Picking untested influencers is, however, fraught. Social audiences are fickle. “I used to follow her,” says one stylist in Hong Kong, referring to Zhang. “But then she got predictable. I was surprised when she became China’s Vogue editor, as she hasn’t lived in China and doesn’t know the country from a Chinese reader’s perspective.”

One former staffer expressed her surprise at Enninful’s exit: “He was supposed to be this great hope.” The news has shocked those who believed Enninful was being primed to take over from Wintour and run Vogue globally. In September 2022, Enninful published his memoir with Bloomsbury, A Visible Man. Publishers tell me he sought £2m for the manuscript. It was one of the few ways he could make money while editing Vogue.

Enninful may also have decided that going up against Wintour was not worth it. By shifting positions, he can continue to claim relevance with his role as an “adviser”, while Vogue can continue to draw on his activist credentials. Wintour, meanwhile, can go on happily amalgamating every Condé Nast property and moulding it in her image.

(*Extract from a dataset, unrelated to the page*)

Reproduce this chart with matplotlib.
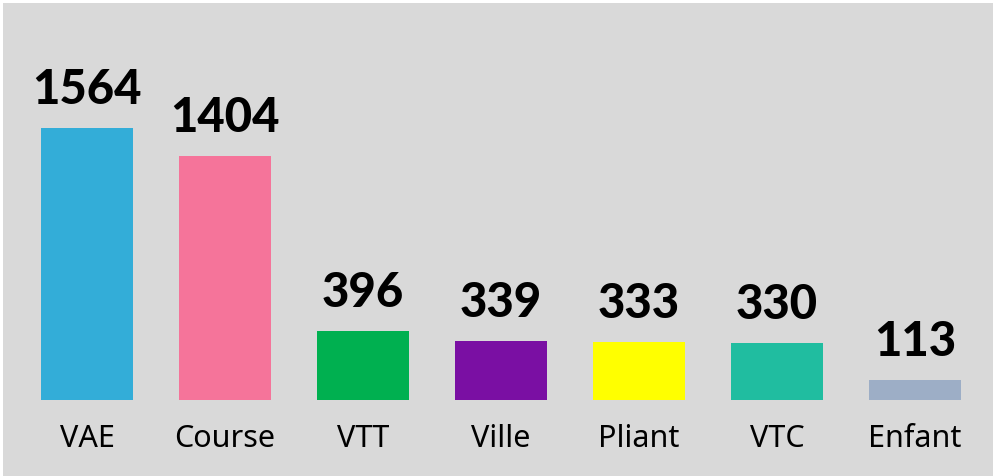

Promotion or demotion? More than anything this move is an obituary for the once-lauded position of editor-in-chief of British Vogue. Enninful’s successor will not be an editor but a “head of content”. Wintour can finally integrate the last company outlier, British Vogue, into her global editorial structure. The merger of Vogue’s gorgeously varied, culture-specific editions into a homogenised blur will be complete.

Vogue’s founding principle was to be one thing to a very select group of people. Intended for a monied elite since its launch as a New York journal of society and fashion in 1892, Condé Montrose Nast bought the title in 1909. He refined the audience even further, targeting wealthy women. That focus has been all but forgotten in Vogue’s desperate bid to compete with the avalanche of digital content now available online.

Vogue today seeks to snare an audience anywhere it can: on social media, at fashion week events, through newsletters or in print. It relentlessly manufactures such content. Its new mode – “more and cheaper” – is at odds with the title’s past artistry. There is a perpetual tension between its claims of inclusion and the exclusivity luxury magazines must offer. “I don’t know what Vogue stands for anymore,” says Cronberg in the wake of Enninful’s exit. “I suppose that’s what they are trying to figure out themselves.”